The narrator values compassion above all in Generals Die in Bed. He repeatedly expresses this value through his generous help of others throughout the novel. When the soldiers first reach the trenches, Fry has trouble keeping up with the group and the narrator and Brown “fish” him out of a water-filled hole (15). The narrator later crawls “with great effort” over to Fry while they are under attack because Fry is “half covered with earth and debris” and begins to dig him out despite his fear (25). Later on during the raid on the German lines he is the only raider to return with prisoners. He also asks his Colonel that the prisoners “be treated nicely”, which is ironic as he recently killed one prisoners brother (122). Next the narrator finds himself metaphorically “attached” to a new recruit after his leave (179). Before the Canadian attack on the German lines he feel[s] sorry” for the recruit and asks the recruit to “stay with [him]” for the duration of the attack (183).
The narrator does not always follow his values during the novel. During a retreat he leaves Fry wounded on the battlefield, even though Fry screams Dont leave me here alone (201). The narrator also takes part in avenging the Llandovery Castle; he helps kill unarmed Germans at Amiens (255).

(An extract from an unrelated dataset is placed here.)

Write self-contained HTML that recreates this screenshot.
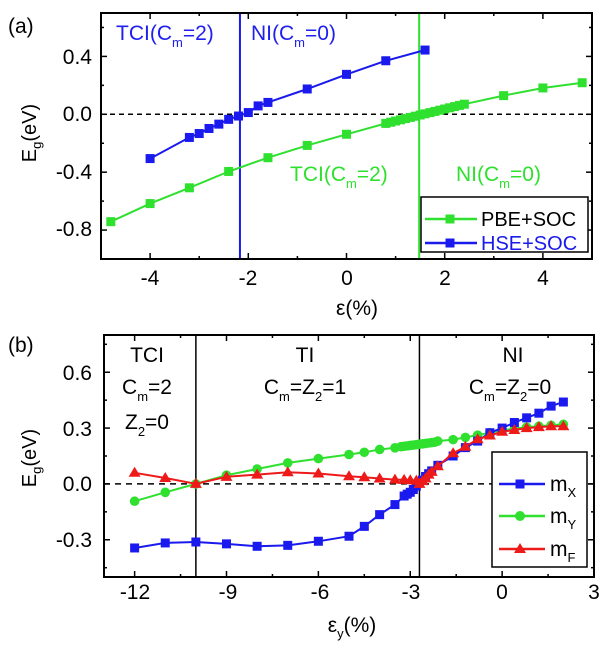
<!DOCTYPE html>
<html><head><meta charset="utf-8"><style>
html,body{margin:0;padding:0;background:#fff;}
svg{display:block;font-family:"Liberation Sans",Arial,sans-serif;}
</style></head><body>
<svg id="s" width="603" height="654" viewBox="0 0 603 654" xmlns="http://www.w3.org/2000/svg">
<rect width="603" height="654" fill="#fff"/>
<g id="plots"></g>
<text x="8" y="33" font-size="21">(a)</text>
<g font-size="21" text-anchor="end">
<text x="92" y="64">0.4</text><text x="92" y="121">0.0</text><text x="92" y="179">-0.4</text><text x="92" y="236">-0.8</text>
</g>
<g font-size="21" text-anchor="middle">
<text x="150" y="285">-4</text><text x="248" y="285">-2</text><text x="347" y="285">0</text><text x="445" y="285">2</text><text x="543" y="285">4</text>
<text x="357" y="315">ε(%)</text>
</g>
<text transform="translate(36,133) rotate(-90)" font-size="20" text-anchor="middle">E<tspan font-size="13" dy="5">g</tspan><tspan dy="-5">(eV)</tspan></text>
<g font-size="21" fill="#2020ee">
<text x="116" y="40">TCI(C<tspan font-size="13" dy="7">m</tspan><tspan dy="-7">=2)</tspan></text>
<text x="251" y="40">NI(C<tspan font-size="13" dy="7">m</tspan><tspan dy="-7">=0)</tspan></text>
</g>
<g font-size="21" fill="#2fe02f">
<text x="290" y="181">TCI(C<tspan font-size="13" dy="7">m</tspan><tspan dy="-7">=2)</tspan></text>
<text x="456" y="181">NI(C<tspan font-size="13" dy="7">m</tspan><tspan dy="-7">=0)</tspan></text>
</g>
<rect x="421" y="197" width="167" height="55" fill="#fff" stroke="#000" stroke-width="1.5"/>
<line x1="425" y1="219" x2="477" y2="219" stroke="#2fe02f" stroke-width="2.5"/><rect x="445.5" y="214.5" width="9" height="9" fill="#2fe02f"/>
<line x1="425" y1="243" x2="477" y2="243" stroke="#1a1aee" stroke-width="2.5"/><rect x="445.5" y="238.5" width="9" height="9" fill="#1a1aee"/>
<text x="481" y="226" font-size="20">PBE+SOC</text>
<text x="481" y="250" font-size="20" fill="#1a1aee">HSE+SOC</text>
<text x="8" y="352" font-size="21">(b)</text>
<g font-size="21" text-anchor="end">
<text x="92" y="380">0.6</text><text x="92" y="436">0.3</text><text x="92" y="491">0.0</text><text x="92" y="547">-0.3</text>
</g>
<g font-size="21" text-anchor="middle">
<text x="135" y="599">-12</text><text x="228" y="599">-9</text><text x="320" y="599">-6</text><text x="411" y="599">-3</text><text x="502" y="599">0</text><text x="594" y="599">3</text>
<text x="352" y="632">ε<tspan font-size="13" dy="6">y</tspan><tspan dy="-6">(%)</tspan></text>
</g>
<text transform="translate(36,458) rotate(-90)" font-size="20" text-anchor="middle">E<tspan font-size="13" dy="5">g</tspan><tspan dy="-5">(eV)</tspan></text>
<g font-size="21" text-anchor="middle">
<text x="147" y="362">TCI</text>
<text x="147" y="394">C<tspan font-size="13" dy="7">m</tspan><tspan dy="-7">=2</tspan></text>
<text x="147" y="429">Z<tspan font-size="13" dy="7">2</tspan><tspan dy="-7">=0</tspan></text>
<text x="305" y="362">TI</text>
<text x="305" y="394">C<tspan font-size="13" dy="7">m</tspan><tspan dy="-7">=Z</tspan><tspan font-size="13" dy="7">2</tspan><tspan dy="-7">=1</tspan></text>
<text x="513" y="362">NI</text>
<text x="510" y="394">C<tspan font-size="13" dy="7">m</tspan><tspan dy="-7">=Z</tspan><tspan font-size="13" dy="7">2</tspan><tspan dy="-7">=0</tspan></text>
</g>
<rect x="492" y="452" width="95" height="115" fill="#fff" stroke="#000" stroke-width="1.5"/>
<line x1="499" y1="484" x2="545" y2="484" stroke="#1a1aee" stroke-width="2.5"/><rect x="515.5" y="479.5" width="9" height="9" fill="#1a1aee"/>
<line x1="499" y1="516" x2="545" y2="516" stroke="#2fe02f" stroke-width="2.5"/><circle cx="520" cy="516" r="5" fill="#2fe02f"/>
<line x1="499" y1="549" x2="545" y2="549" stroke="#ee1a1a" stroke-width="2.5"/><polygon points="520,543 526,553 514,553" fill="#ee1a1a"/>
<g font-size="21">
<text x="550" y="491">m<tspan font-size="13" dy="6">X</tspan></text>
<text x="550" y="523">m<tspan font-size="13" dy="6">Y</tspan></text>
<text x="550" y="556">m<tspan font-size="13" dy="6">F</tspan></text>
</g>
</svg>
<script>
(function(){
var g=document.getElementById('plots'),h='';
function ax(L,R,T,B,xmin,xmax,ymin,ymax,xM,xm,yM,ym){
 var X=function(v){return L+(v-xmin)/(xmax-xmin)*(R-L)},Y=function(e){return B-(e-ymin)/(ymax-ymin)*(B-T)};
 var s='';
 for(var v=Math.ceil(xmin/xm-1e-9)*xm;v<=xmax+1e-9;v+=xm){var isM=Math.abs(v/xM-Math.round(v/xM))<1e-6,l=isM?6:3,x=X(v);
  s+='<line x1="'+x+'" y1="'+B+'" x2="'+x+'" y2="'+(B-l)+'" stroke="#000" stroke-width="1.5"/><line x1="'+x+'" y1="'+T+'" x2="'+x+'" y2="'+(T+l)+'" stroke="#000" stroke-width="1.5"/>';}
 for(var e=Math.ceil(ymin/ym-1e-9)*ym;e<=ymax+1e-9;e+=ym){var isM=Math.abs(e/yM-Math.round(e/yM))<1e-6,l=isM?6:3,y=Y(e);
  s+='<line x1="'+L+'" y1="'+y+'" x2="'+(L+l)+'" y2="'+y+'" stroke="#000" stroke-width="1.5"/><line x1="'+R+'" y1="'+y+'" x2="'+(R-l)+'" y2="'+y+'" stroke="#000" stroke-width="1.5"/>';}
 return {X:X,Y:Y,s:s};
}
function series(A,pts,col,mk){
 var p=pts.map(function(q){return A.X(q[0]).toFixed(1)+','+A.Y(q[1]).toFixed(1)}).join(' ');
 var s='<polyline points="'+p+'" fill="none" stroke="'+col+'" stroke-width="2"/>';
 pts.forEach(function(q){var x=A.X(q[0]),y=A.Y(q[1]);
  if(mk=='s')s+='<rect x="'+(x-4.5)+'" y="'+(y-4.5)+'" width="9" height="9" fill="'+col+'"/>';
  else if(mk=='c')s+='<circle cx="'+x+'" cy="'+y+'" r="4.8" fill="'+col+'"/>';
  else s+='<polygon points="'+x+','+(y-6)+' '+(x+6)+','+(y+4)+' '+(x-6)+','+(y+4)+'" fill="'+col+'"/>';});
 return s;
}
var GR='#2fe02f';
var A=ax(101,592,13,259,-5,5,-1.0,0.7,2,1,0.4,0.2);
h+='<line x1="101" y1="'+A.Y(0)+'" x2="592" y2="'+A.Y(0)+'" stroke="#000" stroke-width="1.5" stroke-dasharray="5,4"/>';
h+='<line x1="'+A.X(-2.17)+'" y1="13" x2="'+A.X(-2.17)+'" y2="259" stroke="#1a1aee" stroke-width="2"/>';
h+='<line x1="'+A.X(1.48)+'" y1="13" x2="'+A.X(1.48)+'" y2="259" stroke="'+GR+'" stroke-width="2"/>';
var g1=[[-4.8,-0.742],[-4,-0.617],[-3.2,-0.508],[-2.4,-0.395],[-1.6,-0.30],[-0.8,-0.215],[0,-0.138]];
for(var v=0.8;v<=2.41;v+=0.1)g1.push([v,-0.063+0.083*(v-0.8)]);
g1=g1.concat([[3.2,0.129],[4,0.182],[4.8,0.218]]);
var b1=[[-4,-0.306],[-3.2,-0.16],[-3,-0.133],[-2.8,-0.098],[-2.6,-0.068],[-2.4,-0.035],[-2.2,-0.012],[-2,0.012],[-1.8,0.058],[-1.6,0.082],[-0.8,0.175],[0,0.276],[0.8,0.37],[1.6,0.444]];
h+=series(A,g1,GR,'s')+series(A,b1,'#1a1aee','s');
h+='<rect x="101" y="13" width="491" height="246" fill="none" stroke="#000" stroke-width="2"/>'+A.s;
var B=ax(104,594,335,577,-13,3,-0.5,0.8,3,1.5,0.3,0.15);
h+='<line x1="104" y1="'+B.Y(0)+'" x2="594" y2="'+B.Y(0)+'" stroke="#000" stroke-width="1.5" stroke-dasharray="6,5"/>';
h+='<line x1="'+B.X(-10)+'" y1="335" x2="'+B.X(-10)+'" y2="577" stroke="#000" stroke-width="1.5"/>';
h+='<line x1="'+B.X(-2.7)+'" y1="335" x2="'+B.X(-2.7)+'" y2="577" stroke="#000" stroke-width="1.5"/>';
var mx=[[-12,-0.344],[-11,-0.317],[-10,-0.312],[-9,-0.322],[-8,-0.335],[-7,-0.33],[-6,-0.308],[-5,-0.281],[-4.5,-0.228],[-4,-0.165],[-3.5,-0.111],[-3.2,-0.065],[-3.1,-0.055],[-3,-0.045],[-2.9,-0.03],[-2.8,-0.012],[-2.7,0.005],[-2.6,0.02],[-2.5,0.04],[-2.4,0.055],[-2.3,0.07],[-2.1,0.10],[-1.6,0.15],[-1.2,0.195],[-0.8,0.23],[-0.4,0.275],[0,0.30],[0.4,0.33],[0.8,0.355],[1.2,0.38],[1.6,0.418],[2,0.44]];
var my=[[-12,-0.093],[-11,-0.045],[-10,0],[-9,0.047],[-8,0.08],[-7,0.113],[-6,0.136],[-5,0.158],[-4.5,0.17],[-4,0.185],[-3.5,0.194]];
for(var v=-3.3;v<=-2.15;v+=0.1)my.push([v,0.2+(v+3.3)*0.022]);
my=my.concat([[-2.1,0.23],[-1.6,0.238],[-1.2,0.25],[-0.8,0.262],[-0.4,0.275],[0,0.287],[0.4,0.297],[0.8,0.305],[1.2,0.31],[1.6,0.315],[2,0.32]]);
var mf=[[-12,0.06],[-11,0.032],[-10,0],[-9,0.038],[-8,0.05],[-7,0.063],[-6,0.056],[-5,0.041],[-4.5,0.036],[-4,0.029],[-3.5,0.023],[-3.2,0.022],[-3,0.02],[-2.8,0.018],[-2.7,0.0],[-2.6,0.015],[-2.5,0.03],[-2.4,0.05],[-2.3,0.065],[-2.1,0.095],[-1.6,0.165],[-1.2,0.2],[-0.8,0.24],[-0.4,0.26],[0,0.28],[0.4,0.29],[0.8,0.30],[1.2,0.305],[1.6,0.31],[2,0.31]];
h+=series(B,my,GR,'c')+series(B,mx,'#1a1aee','s')+series(B,mf,'#ee1a1a','t');
h+='<rect x="104" y="335" width="490" height="242" fill="none" stroke="#000" stroke-width="2"/>'+B.s;
g.innerHTML=h;
})();
</script>
</body></html>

Despite this, in the end of the novel the narrator embraces his values once again. When he is wounded on the battlefield he does not “forsake” Broadbent, who is mortally wounded, and “reassure[s]” him (263).
The narrator of Generals Die in Bed imparts his values upon the reader throughout the novel. Despite brief respites from these values, he manages to hold true to his value of learning, life, and commiseration in the end.